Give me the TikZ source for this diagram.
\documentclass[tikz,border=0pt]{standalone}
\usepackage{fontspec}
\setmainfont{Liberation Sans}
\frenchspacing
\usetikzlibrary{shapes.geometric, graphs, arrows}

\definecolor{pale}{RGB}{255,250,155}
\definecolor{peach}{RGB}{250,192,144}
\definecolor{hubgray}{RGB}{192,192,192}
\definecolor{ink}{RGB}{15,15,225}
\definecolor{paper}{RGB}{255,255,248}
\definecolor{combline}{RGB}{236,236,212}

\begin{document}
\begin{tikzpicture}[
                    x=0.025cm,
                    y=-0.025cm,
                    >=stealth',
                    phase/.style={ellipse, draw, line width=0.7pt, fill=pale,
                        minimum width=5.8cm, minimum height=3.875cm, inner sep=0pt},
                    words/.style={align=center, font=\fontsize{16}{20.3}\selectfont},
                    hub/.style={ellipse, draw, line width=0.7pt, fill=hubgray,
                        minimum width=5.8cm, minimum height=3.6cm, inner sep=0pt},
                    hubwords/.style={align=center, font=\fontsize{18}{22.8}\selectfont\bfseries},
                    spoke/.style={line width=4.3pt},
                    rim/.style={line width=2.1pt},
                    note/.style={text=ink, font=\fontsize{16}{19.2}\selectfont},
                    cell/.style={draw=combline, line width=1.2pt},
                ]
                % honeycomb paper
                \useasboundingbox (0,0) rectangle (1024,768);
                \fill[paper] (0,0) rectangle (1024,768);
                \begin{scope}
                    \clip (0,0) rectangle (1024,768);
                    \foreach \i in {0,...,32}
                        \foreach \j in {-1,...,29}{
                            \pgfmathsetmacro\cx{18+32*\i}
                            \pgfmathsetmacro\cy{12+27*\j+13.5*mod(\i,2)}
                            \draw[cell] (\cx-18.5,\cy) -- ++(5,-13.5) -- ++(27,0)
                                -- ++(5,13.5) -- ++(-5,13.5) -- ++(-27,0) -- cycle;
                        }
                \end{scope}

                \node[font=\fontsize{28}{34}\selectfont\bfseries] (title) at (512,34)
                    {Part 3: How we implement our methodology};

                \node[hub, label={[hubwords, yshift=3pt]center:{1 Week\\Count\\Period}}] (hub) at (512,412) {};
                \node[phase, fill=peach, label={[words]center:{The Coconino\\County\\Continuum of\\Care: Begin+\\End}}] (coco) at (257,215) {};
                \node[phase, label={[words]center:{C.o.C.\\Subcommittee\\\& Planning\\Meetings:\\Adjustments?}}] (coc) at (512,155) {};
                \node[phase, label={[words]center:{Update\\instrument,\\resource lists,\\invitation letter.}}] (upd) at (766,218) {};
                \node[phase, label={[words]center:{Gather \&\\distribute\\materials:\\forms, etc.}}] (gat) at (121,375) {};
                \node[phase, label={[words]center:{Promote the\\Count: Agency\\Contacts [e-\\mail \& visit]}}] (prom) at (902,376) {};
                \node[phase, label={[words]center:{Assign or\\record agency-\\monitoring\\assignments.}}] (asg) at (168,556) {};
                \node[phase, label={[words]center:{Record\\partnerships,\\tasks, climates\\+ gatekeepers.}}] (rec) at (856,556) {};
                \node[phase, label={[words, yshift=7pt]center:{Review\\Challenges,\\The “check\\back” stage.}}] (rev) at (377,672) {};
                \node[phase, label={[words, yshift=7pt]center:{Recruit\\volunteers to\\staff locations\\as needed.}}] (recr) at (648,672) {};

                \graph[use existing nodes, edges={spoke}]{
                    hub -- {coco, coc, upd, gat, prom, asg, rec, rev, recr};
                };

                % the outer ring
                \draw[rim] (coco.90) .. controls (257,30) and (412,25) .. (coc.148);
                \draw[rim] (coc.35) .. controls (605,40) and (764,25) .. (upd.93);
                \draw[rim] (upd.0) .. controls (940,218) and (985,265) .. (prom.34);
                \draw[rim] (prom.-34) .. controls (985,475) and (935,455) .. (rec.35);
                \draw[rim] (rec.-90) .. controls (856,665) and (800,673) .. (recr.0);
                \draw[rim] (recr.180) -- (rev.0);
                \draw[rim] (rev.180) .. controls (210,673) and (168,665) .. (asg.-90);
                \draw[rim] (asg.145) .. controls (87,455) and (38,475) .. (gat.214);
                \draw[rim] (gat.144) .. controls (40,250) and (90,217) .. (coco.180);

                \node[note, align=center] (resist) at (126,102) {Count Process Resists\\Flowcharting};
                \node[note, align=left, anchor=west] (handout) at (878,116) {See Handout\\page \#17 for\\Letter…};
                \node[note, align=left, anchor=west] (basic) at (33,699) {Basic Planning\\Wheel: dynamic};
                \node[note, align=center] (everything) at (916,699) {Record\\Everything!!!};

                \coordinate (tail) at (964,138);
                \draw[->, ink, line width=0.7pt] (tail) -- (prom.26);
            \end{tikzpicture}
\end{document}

+--

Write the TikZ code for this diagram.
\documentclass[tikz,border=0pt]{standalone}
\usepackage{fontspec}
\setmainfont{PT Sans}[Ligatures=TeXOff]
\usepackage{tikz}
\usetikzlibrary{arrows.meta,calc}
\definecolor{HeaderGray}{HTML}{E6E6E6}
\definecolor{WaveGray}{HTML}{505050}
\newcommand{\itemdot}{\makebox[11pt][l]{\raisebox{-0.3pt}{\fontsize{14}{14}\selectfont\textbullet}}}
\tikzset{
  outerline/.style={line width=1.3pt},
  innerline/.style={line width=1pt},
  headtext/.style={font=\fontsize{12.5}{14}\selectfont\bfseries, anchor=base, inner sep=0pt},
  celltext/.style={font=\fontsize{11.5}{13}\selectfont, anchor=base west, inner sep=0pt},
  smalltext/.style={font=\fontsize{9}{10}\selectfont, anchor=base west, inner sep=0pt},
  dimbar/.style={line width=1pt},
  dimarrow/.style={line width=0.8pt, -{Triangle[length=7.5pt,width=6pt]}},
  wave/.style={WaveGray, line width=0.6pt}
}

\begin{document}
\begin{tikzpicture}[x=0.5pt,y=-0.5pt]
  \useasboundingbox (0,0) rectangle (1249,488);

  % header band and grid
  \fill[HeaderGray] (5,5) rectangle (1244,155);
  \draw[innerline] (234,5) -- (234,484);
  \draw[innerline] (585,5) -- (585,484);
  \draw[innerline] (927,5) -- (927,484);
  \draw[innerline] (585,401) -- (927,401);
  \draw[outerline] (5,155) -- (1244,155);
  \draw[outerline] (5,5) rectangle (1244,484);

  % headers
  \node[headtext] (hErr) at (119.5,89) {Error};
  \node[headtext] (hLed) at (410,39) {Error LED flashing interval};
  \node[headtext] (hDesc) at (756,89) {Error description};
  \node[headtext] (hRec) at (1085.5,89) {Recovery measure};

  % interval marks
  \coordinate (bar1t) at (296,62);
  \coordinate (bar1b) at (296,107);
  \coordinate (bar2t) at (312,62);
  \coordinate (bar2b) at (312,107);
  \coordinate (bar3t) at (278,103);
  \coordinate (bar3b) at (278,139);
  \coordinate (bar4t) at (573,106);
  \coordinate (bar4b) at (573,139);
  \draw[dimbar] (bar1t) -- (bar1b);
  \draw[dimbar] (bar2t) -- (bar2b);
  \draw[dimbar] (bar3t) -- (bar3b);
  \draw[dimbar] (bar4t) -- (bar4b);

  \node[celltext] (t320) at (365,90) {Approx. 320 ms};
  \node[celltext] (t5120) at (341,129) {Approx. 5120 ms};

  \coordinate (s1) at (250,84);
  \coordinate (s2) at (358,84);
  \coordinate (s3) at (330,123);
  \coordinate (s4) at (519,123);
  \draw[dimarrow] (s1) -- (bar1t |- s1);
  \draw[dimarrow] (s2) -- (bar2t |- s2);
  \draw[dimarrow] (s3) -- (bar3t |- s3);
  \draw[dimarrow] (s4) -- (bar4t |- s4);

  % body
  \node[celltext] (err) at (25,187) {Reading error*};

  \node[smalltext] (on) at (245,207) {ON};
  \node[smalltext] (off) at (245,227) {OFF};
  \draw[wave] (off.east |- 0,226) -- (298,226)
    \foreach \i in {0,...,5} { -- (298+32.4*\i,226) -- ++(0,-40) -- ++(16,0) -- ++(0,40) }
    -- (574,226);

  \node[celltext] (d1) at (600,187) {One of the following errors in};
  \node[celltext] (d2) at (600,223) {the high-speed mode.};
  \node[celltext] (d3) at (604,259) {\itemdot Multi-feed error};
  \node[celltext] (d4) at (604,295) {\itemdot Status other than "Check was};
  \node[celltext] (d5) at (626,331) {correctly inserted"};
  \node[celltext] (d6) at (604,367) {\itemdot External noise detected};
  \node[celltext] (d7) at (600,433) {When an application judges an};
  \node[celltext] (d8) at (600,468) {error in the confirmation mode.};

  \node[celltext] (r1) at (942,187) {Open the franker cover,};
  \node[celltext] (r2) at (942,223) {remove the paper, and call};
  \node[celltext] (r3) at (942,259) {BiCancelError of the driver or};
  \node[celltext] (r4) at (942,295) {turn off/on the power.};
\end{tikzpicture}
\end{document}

+--

Exercise aim: Reproduce, without alteration, solely the lines beginning at the line that includes "Write the TikZ code for this diagram." and ending at the line that includes "(5,5) rectangle (1244,484);", both lines included.

Result for this exercise:
Write the TikZ code for this diagram.
\documentclass[tikz,border=0pt]{standalone}
\usepackage{fontspec}
\setmainfont{PT Sans}[Ligatures=TeXOff]
\usepackage{tikz}
\usetikzlibrary{arrows.meta,calc}
\definecolor{HeaderGray}{HTML}{E6E6E6}
\definecolor{WaveGray}{HTML}{505050}
\newcommand{\itemdot}{\makebox[11pt][l]{\raisebox{-0.3pt}{\fontsize{14}{14}\selectfont\textbullet}}}
\tikzset{
  outerline/.style={line width=1.3pt},
  innerline/.style={line width=1pt},
  headtext/.style={font=\fontsize{12.5}{14}\selectfont\bfseries, anchor=base, inner sep=0pt},
  celltext/.style={font=\fontsize{11.5}{13}\selectfont, anchor=base west, inner sep=0pt},
  smalltext/.style={font=\fontsize{9}{10}\selectfont, anchor=base west, inner sep=0pt},
  dimbar/.style={line width=1pt},
  dimarrow/.style={line width=0.8pt, -{Triangle[length=7.5pt,width=6pt]}},
  wave/.style={WaveGray, line width=0.6pt}
}

\begin{document}
\begin{tikzpicture}[x=0.5pt,y=-0.5pt]
  \useasboundingbox (0,0) rectangle (1249,488);

  % header band and grid
  \fill[HeaderGray] (5,5) rectangle (1244,155);
  \draw[innerline] (234,5) -- (234,484);
  \draw[innerline] (585,5) -- (585,484);
  \draw[innerline] (927,5) -- (927,484);
  \draw[innerline] (585,401) -- (927,401);
  \draw[outerline] (5,155) -- (1244,155);
  \draw[outerline] (5,5) rectangle (1244,484);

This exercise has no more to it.